------ Provided material

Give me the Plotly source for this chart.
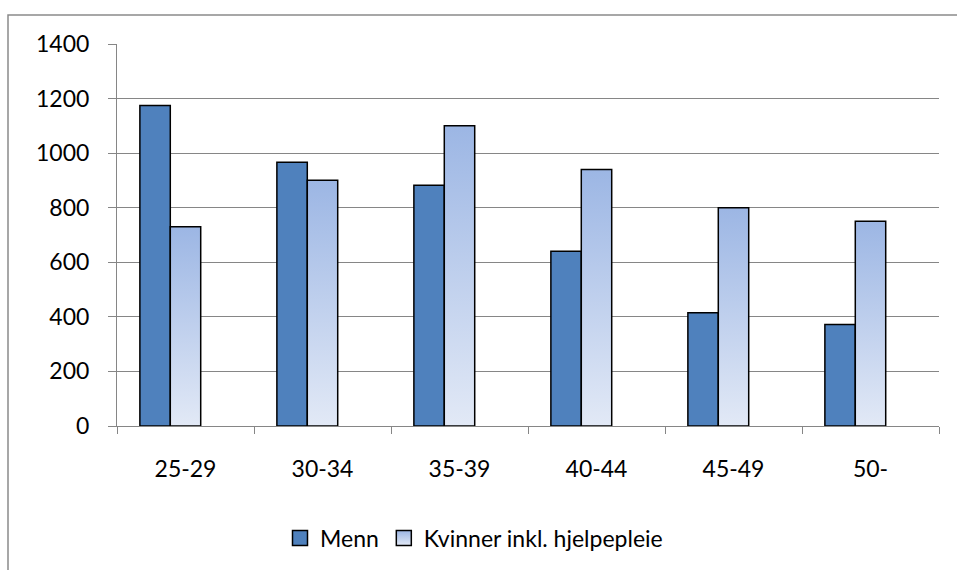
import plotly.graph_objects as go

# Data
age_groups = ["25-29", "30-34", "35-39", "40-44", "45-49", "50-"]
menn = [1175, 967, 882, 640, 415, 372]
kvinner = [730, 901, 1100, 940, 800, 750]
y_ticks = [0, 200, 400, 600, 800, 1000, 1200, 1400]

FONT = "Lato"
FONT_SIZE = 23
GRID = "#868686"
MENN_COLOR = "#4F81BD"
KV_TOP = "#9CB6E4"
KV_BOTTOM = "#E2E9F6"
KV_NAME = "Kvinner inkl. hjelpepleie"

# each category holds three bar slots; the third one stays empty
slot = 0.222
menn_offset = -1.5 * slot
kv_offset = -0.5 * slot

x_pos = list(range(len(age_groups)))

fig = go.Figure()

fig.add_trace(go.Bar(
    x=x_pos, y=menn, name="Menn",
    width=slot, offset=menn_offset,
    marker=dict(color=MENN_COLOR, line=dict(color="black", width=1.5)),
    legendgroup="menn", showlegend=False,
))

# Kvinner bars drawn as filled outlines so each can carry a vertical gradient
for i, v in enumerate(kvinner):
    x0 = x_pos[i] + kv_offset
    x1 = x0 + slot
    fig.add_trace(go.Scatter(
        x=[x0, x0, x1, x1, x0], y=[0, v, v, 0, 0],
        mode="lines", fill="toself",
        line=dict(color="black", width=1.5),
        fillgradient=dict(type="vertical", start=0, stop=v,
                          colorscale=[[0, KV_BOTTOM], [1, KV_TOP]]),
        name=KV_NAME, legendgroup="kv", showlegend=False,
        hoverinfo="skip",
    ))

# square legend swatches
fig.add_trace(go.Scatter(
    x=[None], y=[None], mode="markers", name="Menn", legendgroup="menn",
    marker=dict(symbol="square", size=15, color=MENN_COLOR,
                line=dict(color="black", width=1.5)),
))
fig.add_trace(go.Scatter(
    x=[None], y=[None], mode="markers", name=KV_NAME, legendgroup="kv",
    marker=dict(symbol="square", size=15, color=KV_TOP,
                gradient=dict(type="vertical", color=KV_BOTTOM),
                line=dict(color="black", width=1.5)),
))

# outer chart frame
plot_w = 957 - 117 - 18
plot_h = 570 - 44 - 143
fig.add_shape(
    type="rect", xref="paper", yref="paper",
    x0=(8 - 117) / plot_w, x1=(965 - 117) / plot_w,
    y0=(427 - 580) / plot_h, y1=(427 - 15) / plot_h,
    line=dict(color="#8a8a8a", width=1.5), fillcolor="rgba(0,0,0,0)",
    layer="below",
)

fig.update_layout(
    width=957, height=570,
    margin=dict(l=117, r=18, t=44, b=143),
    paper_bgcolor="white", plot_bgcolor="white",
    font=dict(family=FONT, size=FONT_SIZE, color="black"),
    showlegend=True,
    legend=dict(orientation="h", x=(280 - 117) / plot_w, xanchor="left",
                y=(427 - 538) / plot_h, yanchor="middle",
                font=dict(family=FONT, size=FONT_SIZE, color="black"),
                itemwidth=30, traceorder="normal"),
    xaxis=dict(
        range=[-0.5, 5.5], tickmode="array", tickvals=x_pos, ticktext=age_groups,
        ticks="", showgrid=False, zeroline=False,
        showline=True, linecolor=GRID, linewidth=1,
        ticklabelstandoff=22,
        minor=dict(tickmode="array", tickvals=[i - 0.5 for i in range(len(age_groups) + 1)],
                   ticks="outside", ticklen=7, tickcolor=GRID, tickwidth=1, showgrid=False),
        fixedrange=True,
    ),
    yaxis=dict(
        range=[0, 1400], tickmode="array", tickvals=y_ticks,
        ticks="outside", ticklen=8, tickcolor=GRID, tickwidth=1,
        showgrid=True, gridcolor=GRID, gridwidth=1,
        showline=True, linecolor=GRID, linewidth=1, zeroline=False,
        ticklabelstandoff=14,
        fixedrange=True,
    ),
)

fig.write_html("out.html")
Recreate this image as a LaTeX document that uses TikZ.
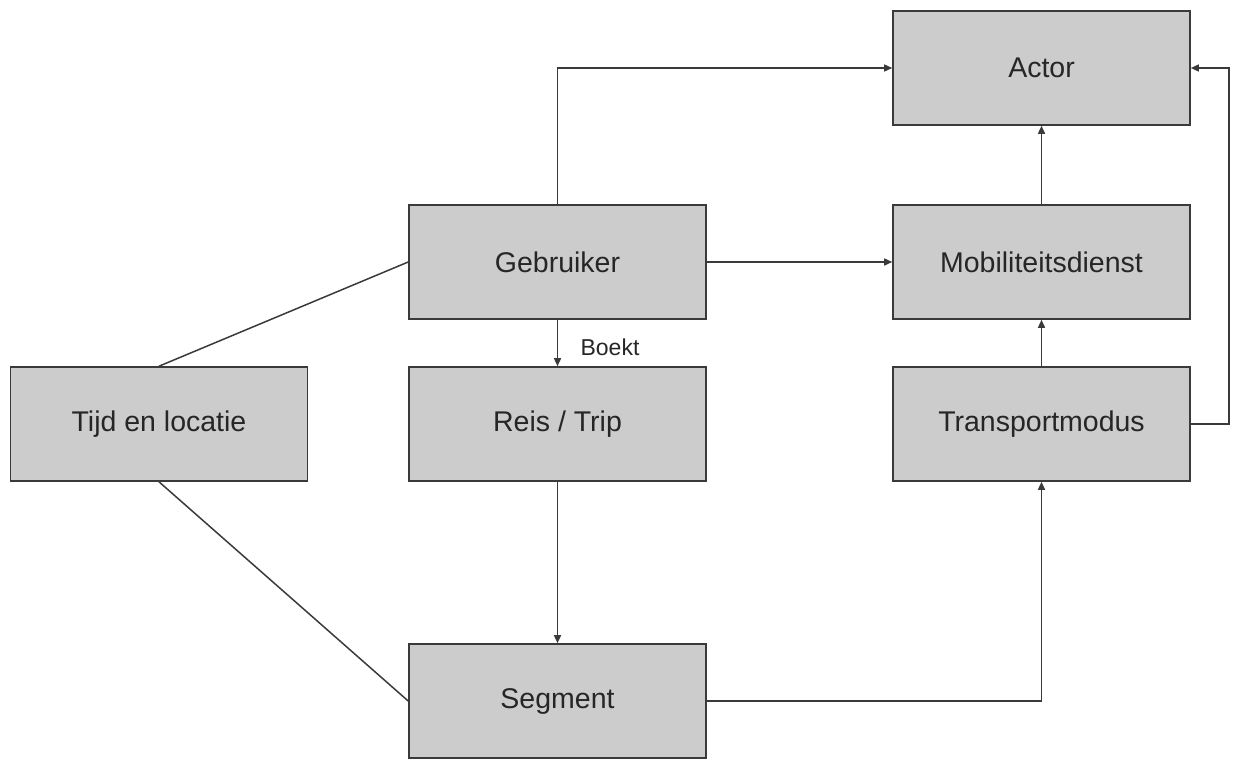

------------

Send back the data above word for word, with the pictures left out.

Give me the Plotly source for this chart.
import plotly.graph_objects as go

# Data
age_groups = ["25-29", "30-34", "35-39", "40-44", "45-49", "50-"]
menn = [1175, 967, 882, 640, 415, 372]
kvinner = [730, 901, 1100, 940, 800, 750]
y_ticks = [0, 200, 400, 600, 800, 1000, 1200, 1400]

FONT = "Lato"
FONT_SIZE = 23
GRID = "#868686"
MENN_COLOR = "#4F81BD"
KV_TOP = "#9CB6E4"
KV_BOTTOM = "#E2E9F6"
KV_NAME = "Kvinner inkl. hjelpepleie"

# each category holds three bar slots; the third one stays empty
slot = 0.222
menn_offset = -1.5 * slot
kv_offset = -0.5 * slot

x_pos = list(range(len(age_groups)))

fig = go.Figure()

fig.add_trace(go.Bar(
    x=x_pos, y=menn, name="Menn",
    width=slot, offset=menn_offset,
    marker=dict(color=MENN_COLOR, line=dict(color="black", width=1.5)),
    legendgroup="menn", showlegend=False,
))

# Kvinner bars drawn as filled outlines so each can carry a vertical gradient
for i, v in enumerate(kvinner):
    x0 = x_pos[i] + kv_offset
    x1 = x0 + slot
    fig.add_trace(go.Scatter(
        x=[x0, x0, x1, x1, x0], y=[0, v, v, 0, 0],
        mode="lines", fill="toself",
        line=dict(color="black", width=1.5),
        fillgradient=dict(type="vertical", start=0, stop=v,
                          colorscale=[[0, KV_BOTTOM], [1, KV_TOP]]),
        name=KV_NAME, legendgroup="kv", showlegend=False,
        hoverinfo="skip",
    ))

# square legend swatches
fig.add_trace(go.Scatter(
    x=[None], y=[None], mode="markers", name="Menn", legendgroup="menn",
    marker=dict(symbol="square", size=15, color=MENN_COLOR,
                line=dict(color="black", width=1.5)),
))
fig.add_trace(go.Scatter(
    x=[None], y=[None], mode="markers", name=KV_NAME, legendgroup="kv",
    marker=dict(symbol="square", size=15, color=KV_TOP,
                gradient=dict(type="vertical", color=KV_BOTTOM),
                line=dict(color="black", width=1.5)),
))

# outer chart frame
plot_w = 957 - 117 - 18
plot_h = 570 - 44 - 143
fig.add_shape(
    type="rect", xref="paper", yref="paper",
    x0=(8 - 117) / plot_w, x1=(965 - 117) / plot_w,
    y0=(427 - 580) / plot_h, y1=(427 - 15) / plot_h,
    line=dict(color="#8a8a8a", width=1.5), fillcolor="rgba(0,0,0,0)",
    layer="below",
)

fig.update_layout(
    width=957, height=570,
    margin=dict(l=117, r=18, t=44, b=143),
    paper_bgcolor="white", plot_bgcolor="white",
    font=dict(family=FONT, size=FONT_SIZE, color="black"),
    showlegend=True,
    legend=dict(orientation="h", x=(280 - 117) / plot_w, xanchor="left",
                y=(427 - 538) / plot_h, yanchor="middle",
                font=dict(family=FONT, size=FONT_SIZE, color="black"),
                itemwidth=30, traceorder="normal"),
    xaxis=dict(
        range=[-0.5, 5.5], tickmode="array", tickvals=x_pos, ticktext=age_groups,
        ticks="", showgrid=False, zeroline=False,
        showline=True, linecolor=GRID, linewidth=1,
        ticklabelstandoff=22,
        minor=dict(tickmode="array", tickvals=[i - 0.5 for i in range(len(age_groups) + 1)],
                   ticks="outside", ticklen=7, tickcolor=GRID, tickwidth=1, showgrid=False),
        fixedrange=True,
    ),
    yaxis=dict(
        range=[0, 1400], tickmode="array", tickvals=y_ticks,
        ticks="outside", ticklen=8, tickcolor=GRID, tickwidth=1,
        showgrid=True, gridcolor=GRID, gridwidth=1,
        showline=True, linecolor=GRID, linewidth=1, zeroline=False,
        ticklabelstandoff=14,
        fixedrange=True,
    ),
)

fig.write_html("out.html")
Recreate this image as a LaTeX document that uses TikZ.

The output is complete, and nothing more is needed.